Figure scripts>
+++

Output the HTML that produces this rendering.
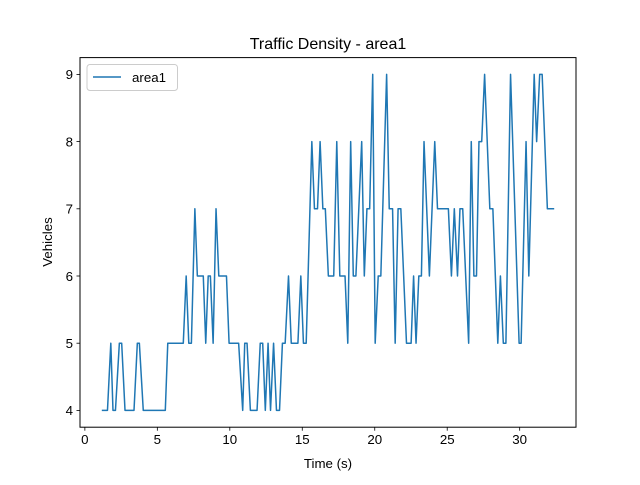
<!DOCTYPE html>
<html><head><meta charset="utf-8"><style>
body{margin:0;background:#fff;}
svg text{font-family:"Liberation Sans","DejaVu Sans",sans-serif;fill:#000;}
</style></head><body>
<svg id="chart" width="640" height="480" xmlns="http://www.w3.org/2000/svg">
<rect width="640" height="480" fill="#fff"/>
<text x="328" y="49" font-size="16" text-anchor="middle">Traffic Density - area1</text>
<g id="plot"></g>
<rect x="80" y="57.6" width="496" height="369.6" fill="none" stroke="#000" stroke-width="1"/>
<text x="328" y="468" font-size="13.3" text-anchor="middle">Time (s)</text>
<text transform="translate(52,242) rotate(-90)" font-size="13.3" text-anchor="middle">Vehicles</text>
<g>
<rect x="87" y="64.5" width="90.5" height="26" rx="3" fill="#fff" fill-opacity="0.8" stroke="#ccc"/>
<line x1="93" y1="77" x2="121" y2="77" stroke="#1f77b4" stroke-width="1.5"/>
<text x="132" y="82" font-size="13.3">area1</text>
</g>
</svg>
<script>
const times = [1.22,1.56,1.79,1.94,2.11,2.38,2.54,2.77,3.39,3.62,3.76,4.03,5.55,5.72,6.79,6.99,7.17,7.35,7.59,7.76,8.17,8.34,8.51,8.66,8.85,9.05,9.24,9.77,9.95,10.61,10.89,11.03,11.19,11.42,11.88,12.10,12.27,12.45,12.64,12.81,13.02,13.22,13.43,13.63,13.82,14.05,14.24,14.70,14.90,15.08,15.27,15.66,15.84,16.05,16.23,16.42,16.59,16.80,17.17,17.38,17.59,17.95,18.14,18.34,18.52,18.70,19.10,19.28,19.46,19.65,19.86,20.03,20.24,20.42,20.82,21.00,21.23,21.41,21.61,21.80,22.19,22.51,22.68,22.85,23.04,23.22,23.40,23.77,24.14,24.33,25.08,25.29,25.49,25.71,25.88,26.07,26.48,26.66,26.84,27.02,27.19,27.38,27.58,27.94,28.15,28.49,28.67,28.87,29.05,29.37,29.96,30.10,30.44,30.63,31.00,31.17,31.38,31.55,31.91,32.33];
const vehicles = [4,4,5,4,4,5,5,4,4,5,5,4,4,5,5,6,5,5,7,6,6,5,6,6,5,7,6,6,5,5,4,5,5,4,4,5,5,4,5,4,5,4,4,5,5,6,5,5,6,5,5,8,7,7,8,7,7,6,6,8,6,6,5,8,6,6,8,6,7,7,9,5,6,6,9,7,7,5,7,7,5,5,6,5,6,6,8,6,8,7,7,6,7,6,7,7,5,8,6,6,8,8,9,7,7,5,6,5,5,9,5,5,8,6,9,8,9,9,7,7];
const xTicks = [0,5,10,15,20,25,30];
const yTicks = [4,5,6,7,8,9];
const X0=80,X1=576,Y0=57.6,Y1=427.2;
const tMin=Math.min(...times),tMax=Math.max(...times),vMin=Math.min(...vehicles),vMax=Math.max(...vehicles);
const xLo=tMin-0.05*(tMax-tMin),xHi=tMax+0.05*(tMax-tMin);
const yLo=vMin-0.05*(vMax-vMin),yHi=vMax+0.05*(vMax-vMin);
const sx=t=>X0+(t-xLo)/(xHi-xLo)*(X1-X0);
const sy=v=>Y1-(v-yLo)/(yHi-yLo)*(Y1-Y0);
const NS="http://www.w3.org/2000/svg";
const g=document.getElementById('plot');
function mk(tag,attrs){const e=document.createElementNS(NS,tag);for(const k in attrs)e.setAttribute(k,attrs[k]);g.appendChild(e);return e;}
xTicks.forEach(t=>{
  const l=mk('line',{x1:sx(t),x2:sx(t),y1:Y1,y2:Y1+3.5,stroke:'#000','stroke-width':0.8});
  
  
  const tx=mk('text',{x:sx(t),y:Y1+17,'font-size':13.3,'text-anchor':'middle'});
  tx.textContent=t;
  
  
});
yTicks.forEach(v=>{
  const l=mk('line',{x1:X0-3.5,x2:X0,y1:sy(v),y2:sy(v),stroke:'#000','stroke-width':0.8});
  
  
  const tx=mk('text',{x:X0-7,y:sy(v)+4.8,'font-size':13.3,'text-anchor':'end'});
  tx.textContent=v;
  
  
});
const pts=times.map((t,i)=>sx(t).toFixed(2)+','+sy(vehicles[i]).toFixed(2)).join(' ');
const line=mk('polyline',{points:pts,fill:'none',stroke:'#1f77b4','stroke-width':1.5,'stroke-linejoin':'round','stroke-linecap':'square'});


</script>
</body></html>
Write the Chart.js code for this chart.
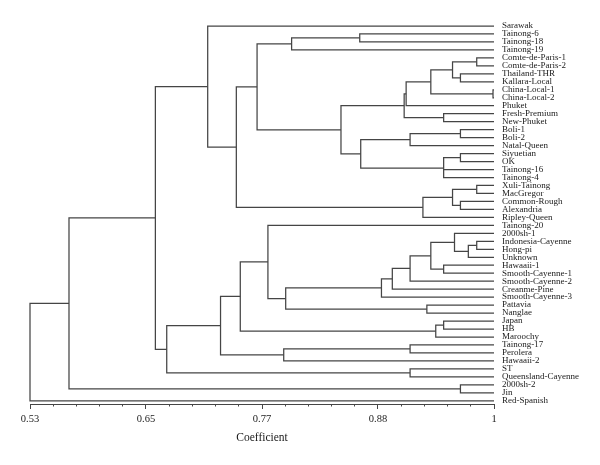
<!DOCTYPE html>
<html>
<head>
<meta charset="utf-8">
<title>Dendrogram</title>
<script src="https://cdn.jsdelivr.net/npm/chart.js@4"></script>
<style>
  html, body { margin: 0; padding: 0; background: #fff; }
  #wrap { width: 600px; height: 465px; }
</style>
</head>
<body>
<div id="wrap"><canvas id="chart" width="600" height="465"></canvas></div>
<script>
// Leaves, top to bottom
const leafNames = [
    'Sarawak', 'Tainong-6', 'Tainong-18', 'Tainong-19', 'Comte-de-Paris-1', 'Comte-de-Paris-2',
    'Thailand-THR', 'Kallara-Local', 'China-Local-1', 'China-Local-2', 'Phuket', 'Fresh-Premium',
    'New-Phuket', 'Boli-1', 'Boli-2', 'Natal-Queen', 'Siyuetian', 'OK', 'Tainong-16', 'Tainong-4',
    'Xuli-Tainong', 'MacGregor', 'Common-Rough', 'Alexandria', 'Ripley-Queen', 'Tainong-20',
    '2000sh-1', 'Indonesia-Cayenne', 'Hong-pi', 'Unknown', 'Hawaaii-1', 'Smooth-Cayenne-1',
    'Smooth-Cayenne-2', 'Creanme-Pine', 'Smooth-Cayenne-3', 'Pattavia', 'Nanglae', 'Japan', 'HB',
    'Maroochy', 'Tainong-17', 'Perolera', 'Hawaaii-2', 'ST', 'Queensland-Cayenne', '2000sh-2',
    'Jin', 'Red-Spanish'
];

// Merges, bottom-up. Ids 0-47 are leaves, merge k becomes node 48 + k
const mergeChildren = [
    [1, 2], [48, 3], [4, 5], [6, 7], [50, 51], [8, 9], [52, 53], [54, 10],
    [11, 12], [55, 56], [13, 14], [58, 15], [16, 17], [60, 18, 19], [59, 61], [57, 62],
    [49, 63], [20, 21], [22, 23], [65, 66], [67, 24], [64, 68], [0, 69], [27, 28],
    [71, 29], [26, 72], [30, 31], [73, 74], [75, 32], [76, 33], [77, 34], [35, 36],
    [78, 79], [25, 80], [37, 38], [82, 39], [81, 83], [40, 41], [85, 42], [84, 86],
    [43, 44], [87, 88], [70, 89], [45, 46], [90, 91], [92, 47]
];
const mergeHeights = [
    0.864, 0.795, 0.9825, 0.966, 0.958, 0.999, 0.936, 0.911,
    0.949, 0.909, 0.966, 0.915, 0.966, 0.949, 0.865, 0.845,
    0.760, 0.9825, 0.966, 0.958, 0.928, 0.739, 0.710, 0.9825,
    0.974, 0.960, 0.949, 0.936, 0.915, 0.897, 0.886, 0.932,
    0.789, 0.771, 0.949, 0.941, 0.743, 0.915, 0.787, 0.723,
    0.915, 0.6685, 0.657, 0.966, 0.5695, 0.53
];

const xTickValues = [0.53, 0.6475, 0.765, 0.8825, 1];
const xTickLabels = ['0.53', '0.65', '0.77', '0.88', '1'];

const lineColor = '#454545';
const textColor = '#1a1a1a';
const serif = "'Liberation Serif', 'DejaVu Serif', serif";

function segment(points) {
    return {
        data: points,
        showLine: true,
        borderColor: lineColor,
        borderWidth: 1.25,
        pointRadius: 0,
        pointHoverRadius: 0,
        fill: false,
        tension: 0,
        clip: false
    };
}

// Walk the merges and build the bracket lines
const nodeX = [];
const nodeY = [];
leafNames.forEach(function(name, i) {
    nodeX[i] = 1;
    nodeY[i] = i;
});

const datasets = [];
mergeChildren.forEach(function(kids, k) {
    const h = mergeHeights[k];
    const sorted = kids.slice().sort((a, b) => nodeY[a] - nodeY[b]);
    const first = sorted[0];
    const last = sorted[sorted.length - 1];
    datasets.push(segment([
        { x: nodeX[first], y: nodeY[first] },
        { x: h, y: nodeY[first] },
        { x: h, y: nodeY[last] },
        { x: nodeX[last], y: nodeY[last] }
    ]));
    sorted.slice(1, -1).forEach(function(c) {
        datasets.push(segment([{ x: nodeX[c], y: nodeY[c] }, { x: h, y: nodeY[c] }]));
    });
    const id = leafNames.length + k;
    nodeX[id] = h;
    nodeY[id] = kids.reduce((s, c) => s + nodeY[c], 0) / kids.length;
});

// minor ticks: 4 between each pair of labelled ticks
const xMinorValues = [];
for (let i = 0; i < xTickValues.length - 1; i++) {
    const step = (xTickValues[i + 1] - xTickValues[i]) / 5;
    for (let j = 0; j < 5; j++) xMinorValues.push(xTickValues[i] + step * j);
}
xMinorValues.push(xTickValues[xTickValues.length - 1]);

new Chart(document.getElementById('chart').getContext('2d'), {
    type: 'scatter',
    data: { datasets: datasets },
    options: {
        responsive: false,
        animation: false,
        devicePixelRatio: 1,
        layout: { padding: { top: 26, left: 30, right: 0, bottom: 0 } },
        plugins: {
            legend: { display: false },
            tooltip: { enabled: false }
        },
        scales: {
            x: {
                type: 'linear',
                position: 'bottom',
                weight: 1,
                min: 0.53,
                max: 1,
                afterBuildTicks: function(scale) {
                    scale.ticks = xTickValues.map(v => ({ value: v }));
                },
                afterFit: function(scale) {
                    scale.height = 61;
                },
                ticks: {
                    autoSkip: false,
                    maxRotation: 0,
                    padding: 4,
                    color: textColor,
                    font: { family: serif, size: 10.5 },
                    callback: function(value, index) {
                        return xTickLabels[index];
                    }
                },
                grid: { drawOnChartArea: false, tickLength: 5, tickColor: lineColor, color: lineColor },
                border: { color: lineColor, width: 1 },
                title: {
                    display: true,
                    text: 'Coefficient',
                    color: textColor,
                    font: { family: serif, size: 11.5 },
                    padding: { top: 4, bottom: 20.6 }
                }
            },
            xMinor: {
                type: 'linear',
                position: 'bottom',
                weight: 0,
                min: 0.53,
                max: 1,
                afterBuildTicks: function(scale) {
                    scale.ticks = xMinorValues.map(v => ({ value: v }));
                },
                afterFit: function(scale) {
                    scale.height = 0;
                },
                ticks: { display: false },
                grid: { drawOnChartArea: false, tickLength: 2.5, tickColor: lineColor, color: lineColor },
                border: { color: lineColor, width: 1 }
            },
            y: {
                type: 'linear',
                position: 'right',
                reverse: true,
                min: 0,
                max: 47.4,
                afterBuildTicks: function(scale) {
                    scale.ticks = leafNames.map((n, i) => ({ value: i }));
                },
                afterFit: function(scale) {
                    scale.width = 106;
                },
                ticks: {
                    autoSkip: false,
                    padding: 8,
                    color: textColor,
                    font: { family: serif, size: 9 },
                    callback: function(value) {
                        return leafNames[value];
                    }
                },
                grid: { display: false, drawTicks: false },
                border: { display: false }
            }
        }
    }
});
</script>
</body>
</html>
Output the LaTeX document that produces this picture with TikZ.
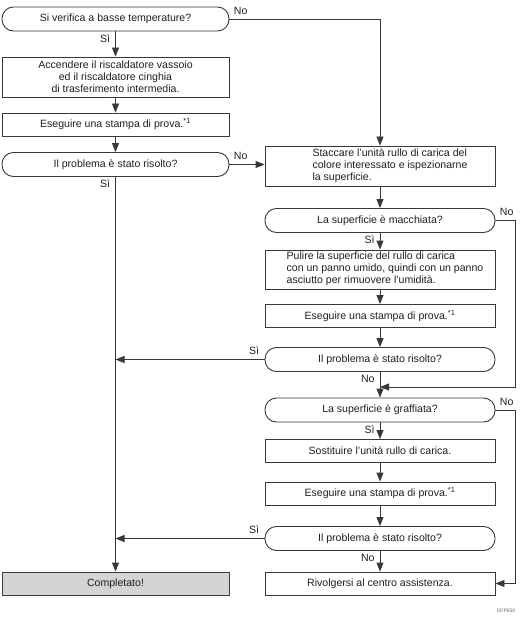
\documentclass[tikz,border=0pt]{standalone}
\usepackage{fontspec}
\setmainfont{Liberation Sans}
\usetikzlibrary{arrows.meta}
\begin{document}
\begin{tikzpicture}[x=1bp,y=-1bp,
  every node/.style={font=\fontsize{10.6}{12}\selectfont, text=black!88},
  flow/.style={draw=black!78, line width=0.9bp},
  stepbox/.style={flow, rectangle, minimum height=23bp, inner sep=0pt},
  lbox/.style={stepbox, minimum width=227bp},
  rbox/.style={stepbox, minimum width=230bp},
  decision/.style={flow, rectangle, rounded corners=11.5bp, minimum height=24bp, inner sep=0pt},
  ldec/.style={decision, minimum width=227bp},
  rdec/.style={decision, minimum width=230bp},
  arr/.style={draw=black!78, line width=0.9bp, -{Triangle[length=9bp,width=7bp]}},
  lab/.style={inner sep=1bp},
  vlab/.style={lab, at start, anchor=north east, xshift=-4bp, yshift=-1.5bp},
  hlabr/.style={lab, at start, anchor=south west, xshift=3bp, yshift=3bp},
  hlabl/.style={lab, at start, anchor=south east, xshift=-4bp, yshift=3bp}
]
\useasboundingbox (0,0) rectangle (523,618);

% left column
\node[ldec] (d1) at (115.5,19) {Si verifica a basse temperature?};
\node[lbox, minimum height=40bp, align=center] (b2) at (115.5,77) {Accendere il riscaldatore vassoio\\ed il riscaldatore cinghia\\di trasferimento intermedia.};
\node[lbox] (b3) at (115.5,124.5) {Eseguire una stampa di prova.\textsuperscript{*1}};
\node[ldec] (d4) at (115.5,164.5) {Il problema è stato risolto?};
\node[lbox, fill=black!17] (fin) at (115.5,583.5) {Completato!};

% right column
\node[rbox, minimum height=40bp] (s1) at (380,166) {\hspace*{20bp}\begin{tabular}{@{}l@{}}Staccare l'unità rullo di carica del\\colore interessato e ispezionarne\\la superficie.\end{tabular}};
\node[rdec] (d5) at (380,220.5) {La superficie è macchiata?};
\node[rbox, minimum height=39bp] (p1) at (380,269.5) {\hspace*{10bp}\begin{tabular}{@{}l@{}}Pulire la superficie del rullo di carica\\con un panno umido, quindi con un panno\\asciutto per rimuovere l'umidità.\end{tabular}};
\node[rbox] (e1) at (380,316) {Eseguire una stampa di prova.\textsuperscript{*1}};
\node[rdec] (d6) at (380,359.5) {Il problema è stato risolto?};
\coordinate (m1) at (380,387);
\node[rdec] (d7) at (380,410) {La superficie è graffiata?};
\node[rbox] (s2) at (380,451) {Sostituire l'unità rullo di carica.};
\node[rbox] (e2) at (380,493.5) {Eseguire una stampa di prova.\textsuperscript{*1}};
\node[rdec] (d8) at (380,538.5) {Il problema è stato risolto?};
\node[rbox] (r1) at (380,583.5) {Rivolgersi al centro assistenza.};

\node[font=\fontsize{5}{6}\selectfont, text=black!60] (code) at (506,611) {DFP650};

% connectors left
\draw[arr] (d1.south) -- node[vlab] {Sì} (b2.north);
\draw[arr] (b2.south) -- (b3.north);
\draw[arr] (b3.south) -- (d4.north);
\draw[arr] (d4.south) -- node[vlab] {Sì} (fin.north);
\draw[arr] (d1.east) -- node[hlabr] {No} (d1.east -| s1.north) -- (s1.north);
\draw[arr] (d4.east) -- node[hlabr] {No} (d4.east -| s1.west);

% connectors right
\draw[arr] (s1.south) -- (d5.north);
\draw[arr] (d5.south) -- node[vlab] {Sì} (p1.north);
\draw[arr] (d5.east) -- node[hlabr] {No} ++(20,0) |- (m1);
\draw[arr] (p1.south) -- (e1.north);
\draw[arr] (e1.south) -- (d6.north);
\draw[arr] (d6.west) -- node[hlabl] {Sì} (d6.west -| fin.north);
\draw[arr] (d6.south) -- node[vlab] {No} (d7.north);
\draw[arr] (d7.south) -- node[vlab] {Sì} (s2.north);
\draw[arr] (d7.east) -- node[hlabr] {No} ++(20,0) |- (r1.east);
\draw[arr] (s2.south) -- (e2.north);
\draw[arr] (e2.south) -- (d8.north);
\draw[arr] (d8.west) -- node[hlabl] {Sì} (d8.west -| fin.north);
\draw[arr] (d8.south) -- node[vlab] {No} (r1.north);
\end{tikzpicture}
\end{document}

+++

Leave out the pictures and give again exactly the lines from the one with "Output the LaTeX" through the one with "fill=black!17] (fin) at", and no others.

Worked answer>
Output the LaTeX document that produces this picture with TikZ.
\documentclass[tikz,border=0pt]{standalone}
\usepackage{fontspec}
\setmainfont{Liberation Sans}
\usetikzlibrary{arrows.meta}
\begin{document}
\begin{tikzpicture}[x=1bp,y=-1bp,
  every node/.style={font=\fontsize{10.6}{12}\selectfont, text=black!88},
  flow/.style={draw=black!78, line width=0.9bp},
  stepbox/.style={flow, rectangle, minimum height=23bp, inner sep=0pt},
  lbox/.style={stepbox, minimum width=227bp},
  rbox/.style={stepbox, minimum width=230bp},
  decision/.style={flow, rectangle, rounded corners=11.5bp, minimum height=24bp, inner sep=0pt},
  ldec/.style={decision, minimum width=227bp},
  rdec/.style={decision, minimum width=230bp},
  arr/.style={draw=black!78, line width=0.9bp, -{Triangle[length=9bp,width=7bp]}},
  lab/.style={inner sep=1bp},
  vlab/.style={lab, at start, anchor=north east, xshift=-4bp, yshift=-1.5bp},
  hlabr/.style={lab, at start, anchor=south west, xshift=3bp, yshift=3bp},
  hlabl/.style={lab, at start, anchor=south east, xshift=-4bp, yshift=3bp}
]
\useasboundingbox (0,0) rectangle (523,618);

% left column
\node[ldec] (d1) at (115.5,19) {Si verifica a basse temperature?};
\node[lbox, minimum height=40bp, align=center] (b2) at (115.5,77) {Accendere il riscaldatore vassoio\\ed il riscaldatore cinghia\\di trasferimento intermedia.};
\node[lbox] (b3) at (115.5,124.5) {Eseguire una stampa di prova.\textsuperscript{*1}};
\node[ldec] (d4) at (115.5,164.5) {Il problema è stato risolto?};
\node[lbox, fill=black!17] (fin) at (115.5,583.5) {Completato!};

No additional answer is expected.